In your copy, leave out the pictures; write out all the data exactly.

****************

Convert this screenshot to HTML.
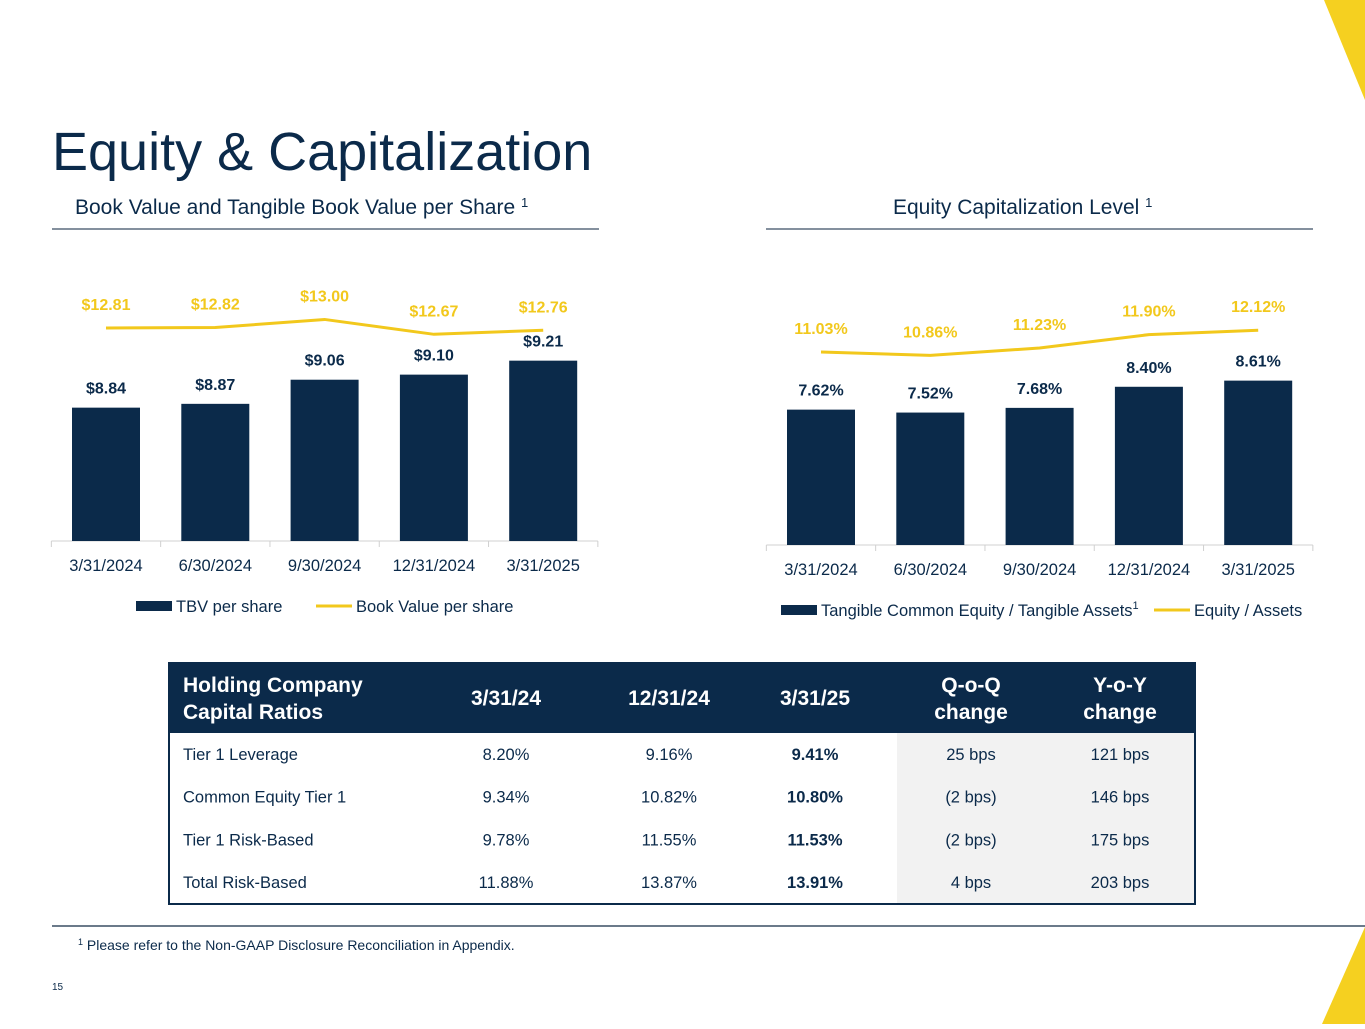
<!DOCTYPE html>
<html><head><meta charset="utf-8"><style>
body{margin:0;width:1365px;height:1024px;overflow:hidden;background:#fff;font-family:"Liberation Sans",sans-serif;}
svg text{font-family:"Liberation Sans",sans-serif;}
</style></head><body>
<svg id="s" width="1365" height="1024" viewBox="0 0 1365 1024" xmlns="http://www.w3.org/2000/svg">
<polygon points="1324,0 1365,0 1365,100" fill="#f5d020"/>
<polygon points="1365,927 1322,1024 1365,1024" fill="#f5d020"/>
<text x="52" y="170" font-size="54" fill="#0b2a4a">Equity &amp; Capitalization</text>
<text x="75" y="214" font-size="21" fill="#0b2a4a">Book Value and Tangible Book Value per Share <tspan font-size="13" dy="-7">1</tspan></text>
<line x1="52" y1="229" x2="599" y2="229" stroke="#3a4e63" stroke-width="1.2"/>
<text x="893" y="214" font-size="21" fill="#0b2a4a">Equity Capitalization Level <tspan font-size="13" dy="-7">1</tspan></text>
<line x1="766" y1="229" x2="1313" y2="229" stroke="#3a4e63" stroke-width="1.2"/>
<g id="c1"></g>
<g id="c2"></g>
<g id="tbl"></g>
<line x1="52" y1="926" x2="1365" y2="926" stroke="#3a4e63" stroke-width="1.5"/>
<text x="78" y="950" font-size="14" fill="#0b2a4a"><tspan font-size="9" dy="-5">1</tspan><tspan dy="5"> Please refer to the Non-GAAP Disclosure Reconciliation in Appendix.</tspan></text>
<text x="52" y="990" font-size="10" fill="#0b2a4a">15</text>
</svg>
<script>
const categories=["3/31/2024","6/30/2024","9/30/2024","12/31/2024","3/31/2025"];
const tbvValues=[8.84,8.87,9.06,9.10,9.21];
const bookValues=[12.81,12.82,13.00,12.67,12.76];
const tceValues=[7.62,7.52,7.68,8.40,8.61];
const eqAssetsValues=[11.03,10.86,11.23,11.90,12.12];
const NS="http://www.w3.org/2000/svg";
const NAVY="#0b2a4a",YEL="#f2c81c";
function mk(p,tag,a,txt){const e=document.createElementNS(NS,tag);for(const k in a)e.setAttribute(k,a[k]);if(txt!==undefined)e.textContent=txt;p.appendChild(e);return e;}
function chart(g,cfg){
  const xS=i=>cfg.x0+i*cfg.step;
  const barY=v=>cfg.base-(v-cfg.bMin)*cfg.bK;
  const lineY=v=>cfg.lRefY-(v-cfg.lRef)*cfg.lK;
  let ax=mk(g,"line",{x1:cfg.x0-cfg.step/2,x2:cfg.x0+4.5*cfg.step,y1:cfg.base,y2:cfg.base,stroke:"#d0d0d0"});
  
  for(let i=0;i<=5;i++){let t=mk(g,"line",{x1:xS(i)-cfg.step/2,x2:xS(i)-cfg.step/2,y1:cfg.base,y2:cfg.base+6,stroke:"#d0d0d0"});}
  cfg.bars.forEach((v,i)=>{
    const y=barY(v);
    let r=mk(g,"rect",{x:xS(i)-34,y:y,width:68,height:cfg.base-y,fill:NAVY});
    
    let t=mk(g,"text",{x:xS(i),y:y-14,"text-anchor":"middle","font-size":16,"font-weight":"bold",fill:NAVY},cfg.bFmt(v));
    
    let c=mk(g,"text",{x:xS(i),y:cfg.base+30,"text-anchor":"middle","font-size":16.5,fill:"#0b2a4a"},categories[i]);
    
  });
  const pts=cfg.line.map((v,i)=>xS(i)+","+lineY(v)).join(" ");
  let pl=mk(g,"polyline",{points:pts,fill:"none",stroke:YEL,"stroke-width":3});
  
  cfg.line.forEach((v,i)=>{
    let t=mk(g,"text",{x:xS(i),y:lineY(v)-18,"text-anchor":"middle","font-size":16,"font-weight":"bold",fill:YEL},cfg.lFmt(v));
    
  });
}
chart(document.getElementById("c1"),{x0:106,step:109.3,base:541,bMin:7.79,bK:127,bars:tbvValues,bFmt:v=>"$"+v.toFixed(2),
  line:bookValues,lRef:12.81,lRefY:328,lK:45,lFmt:v=>"$"+v.toFixed(2)});
chart(document.getElementById("c2"),{x0:821,step:109.3,base:545,bMin:3.0,bK:29.3,bars:tceValues,bFmt:v=>v.toFixed(2)+"%",
  line:eqAssetsValues,lRef:11.03,lRefY:352,lK:20,lFmt:v=>v.toFixed(2)+"%"});
const s=document.getElementById("s");
function leg(x,y,w,col,h,label,name){let r=mk(s,"rect",{x:x,y:y-h/2,width:w,height:h,fill:col});
 let t=mk(s,"text",{x:x+w+4,y:y+6,"font-size":16.5,fill:NAVY},label);return t;}
leg(136,606,36,NAVY,10,"TBV per share","legend-tbv");
leg(316,606,36,YEL,3,"Book Value per share","legend-book-value");
let lt=leg(781,610,36,NAVY,10,"Tangible Common Equity / Tangible Assets","legend-tce");
mk(lt,"tspan",{"font-size":11,dy:-7},"1");
leg(1154,610,36,YEL,3,"Equity / Assets","legend-equity-assets");
const tg=document.getElementById("tbl");
const colX=[506,669,815,971,1120];
const headers=["3/31/24","12/31/24","3/31/25","Q-o-Q|change","Y-o-Y|change"];
const rows=[["Tier 1 Leverage","8.20%","9.16%","9.41%","25 bps","121 bps"],
["Common Equity Tier 1","9.34%","10.82%","10.80%","(2 bps)","146 bps"],
["Tier 1 Risk-Based","9.78%","11.55%","11.53%","(2 bps)","175 bps"],
["Total Risk-Based","11.88%","13.87%","13.91%","4 bps","203 bps"]];
let hb=mk(tg,"rect",{x:169,y:663,width:1026,height:70,fill:NAVY});
let gb=mk(tg,"rect",{x:897,y:733,width:297,height:171,fill:"#f2f2f2"});
let bd=mk(tg,"rect",{x:169,y:663,width:1026,height:241,fill:"none",stroke:NAVY,"stroke-width":2});
let h0=mk(tg,"text",{x:183,y:692,"font-size":21,"font-weight":"bold",fill:"#fff"});
mk(h0,"tspan",{x:183},"Holding Company");mk(h0,"tspan",{x:183,dy:27},"Capital Ratios");
headers.forEach((h,i)=>{const p=h.split("|");
 let t=mk(tg,"text",{x:colX[i],y:p.length>1?692:705,"text-anchor":"middle","font-size":21,"font-weight":"bold",fill:"#fff"});
 
 p.forEach((q,j)=>mk(t,"tspan",{x:colX[i],dy:j?27:0},q));});
rows.forEach((r,ri)=>{const y=760+ri*42.7;
 let t=mk(tg,"text",{x:183,y:y,"font-size":16.5,fill:NAVY},r[0]);
 for(let c=1;c<6;c++){let v=mk(tg,"text",{x:colX[c-1],y:y,"text-anchor":"middle","font-size":16.5,fill:NAVY,"font-weight":c==3?"bold":"normal"},r[c]);
  }});
</script>
</body></html>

****************

• Response
Convert this screenshot to HTML.
<!DOCTYPE html>
<html><head><meta charset="utf-8"><style>
body{margin:0;width:1365px;height:1024px;overflow:hidden;background:#fff;font-family:"Liberation Sans",sans-serif;}
svg text{font-family:"Liberation Sans",sans-serif;}
</style></head><body>
<svg id="s" width="1365" height="1024" viewBox="0 0 1365 1024" xmlns="http://www.w3.org/2000/svg">
<polygon points="1324,0 1365,0 1365,100" fill="#f5d020"/>
<polygon points="1365,927 1322,1024 1365,1024" fill="#f5d020"/>
<text x="52" y="170" font-size="54" fill="#0b2a4a">Equity &amp; Capitalization</text>
<text x="75" y="214" font-size="21" fill="#0b2a4a">Book Value and Tangible Book Value per Share <tspan font-size="13" dy="-7">1</tspan></text>
<line x1="52" y1="229" x2="599" y2="229" stroke="#3a4e63" stroke-width="1.2"/>
<text x="893" y="214" font-size="21" fill="#0b2a4a">Equity Capitalization Level <tspan font-size="13" dy="-7">1</tspan></text>
<line x1="766" y1="229" x2="1313" y2="229" stroke="#3a4e63" stroke-width="1.2"/>
<g id="c1"></g>
<g id="c2"></g>
<g id="tbl"></g>
<line x1="52" y1="926" x2="1365" y2="926" stroke="#3a4e63" stroke-width="1.5"/>
<text x="78" y="950" font-size="14" fill="#0b2a4a"><tspan font-size="9" dy="-5">1</tspan><tspan dy="5"> Please refer to the Non-GAAP Disclosure Reconciliation in Appendix.</tspan></text>
<text x="52" y="990" font-size="10" fill="#0b2a4a">15</text>
</svg>
<script>
const categories=["3/31/2024","6/30/2024","9/30/2024","12/31/2024","3/31/2025"];
const tbvValues=[8.84,8.87,9.06,9.10,9.21];
const bookValues=[12.81,12.82,13.00,12.67,12.76];
const tceValues=[7.62,7.52,7.68,8.40,8.61];
const eqAssetsValues=[11.03,10.86,11.23,11.90,12.12];
const NS="http://www.w3.org/2000/svg";
const NAVY="#0b2a4a",YEL="#f2c81c";
function mk(p,tag,a,txt){const e=document.createElementNS(NS,tag);for(const k in a)e.setAttribute(k,a[k]);if(txt!==undefined)e.textContent=txt;p.appendChild(e);return e;}
function chart(g,cfg){
  const xS=i=>cfg.x0+i*cfg.step;
  const barY=v=>cfg.base-(v-cfg.bMin)*cfg.bK;
  const lineY=v=>cfg.lRefY-(v-cfg.lRef)*cfg.lK;
  let ax=mk(g,"line",{x1:cfg.x0-cfg.step/2,x2:cfg.x0+4.5*cfg.step,y1:cfg.base,y2:cfg.base,stroke:"#d0d0d0"});
  
  for(let i=0;i<=5;i++){let t=mk(g,"line",{x1:xS(i)-cfg.step/2,x2:xS(i)-cfg.step/2,y1:cfg.base,y2:cfg.base+6,stroke:"#d0d0d0"});}
  cfg.bars.forEach((v,i)=>{
    const y=barY(v);
    let r=mk(g,"rect",{x:xS(i)-34,y:y,width:68,height:cfg.base-y,fill:NAVY});
    
    let t=mk(g,"text",{x:xS(i),y:y-14,"text-anchor":"middle","font-size":16,"font-weight":"bold",fill:NAVY},cfg.bFmt(v));
    
    let c=mk(g,"text",{x:xS(i),y:cfg.base+30,"text-anchor":"middle","font-size":16.5,fill:"#0b2a4a"},categories[i]);
    
  });
  const pts=cfg.line.map((v,i)=>xS(i)+","+lineY(v)).join(" ");
  let pl=mk(g,"polyline",{points:pts,fill:"none",stroke:YEL,"stroke-width":3});
  
  cfg.line.forEach((v,i)=>{
    let t=mk(g,"text",{x:xS(i),y:lineY(v)-18,"text-anchor":"middle","font-size":16,"font-weight":"bold",fill:YEL},cfg.lFmt(v));
    
  });
}
chart(document.getElementById("c1"),{x0:106,step:109.3,base:541,bMin:7.79,bK:127,bars:tbvValues,bFmt:v=>"$"+v.toFixed(2),
  line:bookValues,lRef:12.81,lRefY:328,lK:45,lFmt:v=>"$"+v.toFixed(2)});
chart(document.getElementById("c2"),{x0:821,step:109.3,base:545,bMin:3.0,bK:29.3,bars:tceValues,bFmt:v=>v.toFixed(2)+"%",
  line:eqAssetsValues,lRef:11.03,lRefY:352,lK:20,lFmt:v=>v.toFixed(2)+"%"});
const s=document.getElementById("s");
function leg(x,y,w,col,h,label,name){let r=mk(s,"rect",{x:x,y:y-h/2,width:w,height:h,fill:col});
 let t=mk(s,"text",{x:x+w+4,y:y+6,"font-size":16.5,fill:NAVY},label);return t;}
leg(136,606,36,NAVY,10,"TBV per share","legend-tbv");
leg(316,606,36,YEL,3,"Book Value per share","legend-book-value");
let lt=leg(781,610,36,NAVY,10,"Tangible Common Equity / Tangible Assets","legend-tce");
mk(lt,"tspan",{"font-size":11,dy:-7},"1");
leg(1154,610,36,YEL,3,"Equity / Assets","legend-equity-assets");
const tg=document.getElementById("tbl");
const colX=[506,669,815,971,1120];
const headers=["3/31/24","12/31/24","3/31/25","Q-o-Q|change","Y-o-Y|change"];
const rows=[["Tier 1 Leverage","8.20%","9.16%","9.41%","25 bps","121 bps"],
["Common Equity Tier 1","9.34%","10.82%","10.80%","(2 bps)","146 bps"],
["Tier 1 Risk-Based","9.78%","11.55%","11.53%","(2 bps)","175 bps"],
["Total Risk-Based","11.88%","13.87%","13.91%","4 bps","203 bps"]];
let hb=mk(tg,"rect",{x:169,y:663,width:1026,height:70,fill:NAVY});
let gb=mk(tg,"rect",{x:897,y:733,width:297,height:171,fill:"#f2f2f2"});
let bd=mk(tg,"rect",{x:169,y:663,width:1026,height:241,fill:"none",stroke:NAVY,"stroke-width":2});
let h0=mk(tg,"text",{x:183,y:692,"font-size":21,"font-weight":"bold",fill:"#fff"});
mk(h0,"tspan",{x:183},"Holding Company");mk(h0,"tspan",{x:183,dy:27},"Capital Ratios");
headers.forEach((h,i)=>{const p=h.split("|");
 let t=mk(tg,"text",{x:colX[i],y:p.length>1?692:705,"text-anchor":"middle","font-size":21,"font-weight":"bold",fill:"#fff"});
 
 p.forEach((q,j)=>mk(t,"tspan",{x:colX[i],dy:j?27:0},q));});
rows.forEach((r,ri)=>{const y=760+ri*42.7;
 let t=mk(tg,"text",{x:183,y:y,"font-size":16.5,fill:NAVY},r[0]);
 for(let c=1;c<6;c++){let v=mk(tg,"text",{x:colX[c-1],y:y,"text-anchor":"middle","font-size":16.5,fill:NAVY,"font-weight":c==3?"bold":"normal"},r[c]);
  }});
</script>
</body></html>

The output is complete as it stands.